Sheriff Joe Found Guilty by Clinton-Appointed Judge in Jury-less Trial

The Associated Press
The Associated Press

“America’s Sheriff” Joe Arpaio was found guilty Monday of misdemeanor criminal contempt without the benefit of a jury of his peers.

The guilty ruling, by Bill Clinton-appointed U.S. District Judge Susan Bolton, is the latest chapter of a nearly decade-long saga of legal proceedings against Sheriff Joe initiated by leftist groups opposed to his aggressive policing of illegal aliens. The 85-year-old Arpaio now faces up to six months in jail.

The charges against Arpaio stem from a civil rights suit demanding he cease “racial profiling” in his Maricopa County Sheriff’s Office’s immigration enforcement operations. After a federal judge issued an order demanding certain practices, Arpaio was charged with contempt for continuing to try to enforce the law as he saw fit.

Because Arpaio was charged only with a misdemeanor punishable by a maximum of six-months in jail, the U.S. Constitution does not guarantee him a right to trial by a jury of his peers. Arpaio and his attorneys repeatedly petitioned for a jury, only to be denied by Judge Bolton in March and again in May. Sources familiar with the proceedings have told Breitbart News the decision to charge only the misdemeanor was likely a ploy by federal prosecutors to avoid a jury trial in the community where Arpaio served as sheriff for more than 20 years

National Center for Police Defense (NCPD) President James Fotis, who was present in the courtroom, was highly skeptical a Phoenix jury could have ever found Arpaio guilty. He told Breitbart News:

I sat through three days of testimony and it was clear from the beginning that the DOJ had no evidence to make their case.  In fact, all of the DOJ’s witnesses made it clear that Judge Snow’s order was unclear and ambiguous.

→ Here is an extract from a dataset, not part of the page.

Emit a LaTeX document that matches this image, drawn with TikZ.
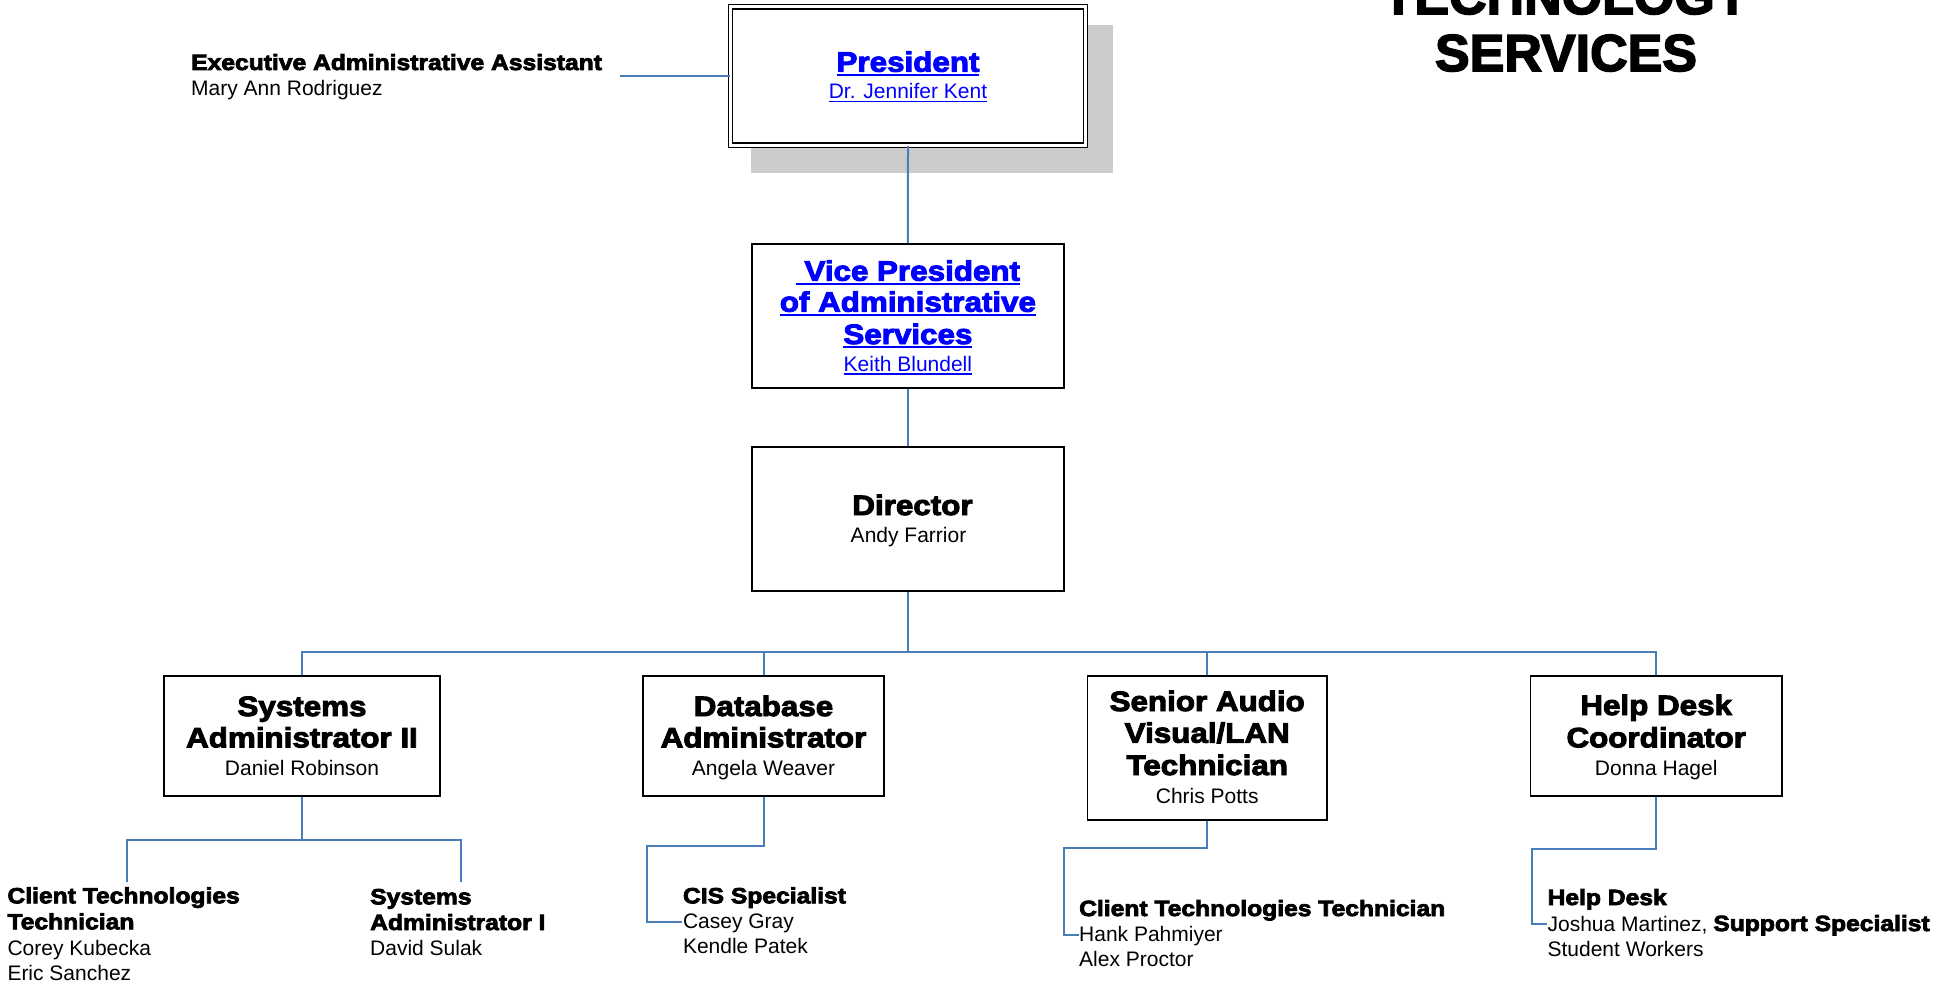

There is no way a jury would have determined that the Sheriff willfully and intentionally violated the judge’s order.

“Judge Bolton’s ruling has caused me to lose my faith in the court system and the federal judicial system,” Fotis added in a NCPD press release.

Fotis was hardly the first or only commentator to question the impartiality of Arpaio’s prosecution. In June, his group managed to assemble over 40,000 signatures from current and former law enforcement officers in support of Arpaio, delivering them to the Department of Justice in Washington, DC. “After devoting 56-years of his life to upholding and defending the Constitution, Sheriff Arpaio deserves our nation’s eternal gratitude — not jail time,” those petitions read.

The initial racial profiling suit that eventually led to this conviction also took on political dimensions and its conduct was criticized. The judge in that case, G. Murray Snow, ignored calls to recuse himself based on the fact his brother-in-law is a partner at Covington & Burling, the firm representing those suing Arpaio and the Maricopa County Sheriff’s Office.

The decision to criminally prosecute Arpaio was taken while the DOJ was run by Attorney General Loretta Lynch. It would be highly unusual for new leadership to intervene and drop an ongoing prosecution, and no such step was taken, despite the aforementioned petitions. Arpaio now has the option to appeal his conviction to the U.S. Court of Appeals for the Ninth Circuit. “I understand the Sheriff and his legal team will be filing an appeal on this decision quickly,” Fotis told Breitbart News, pointing to the ongoing appeals related to the civil trial that gave birth to this prosecution.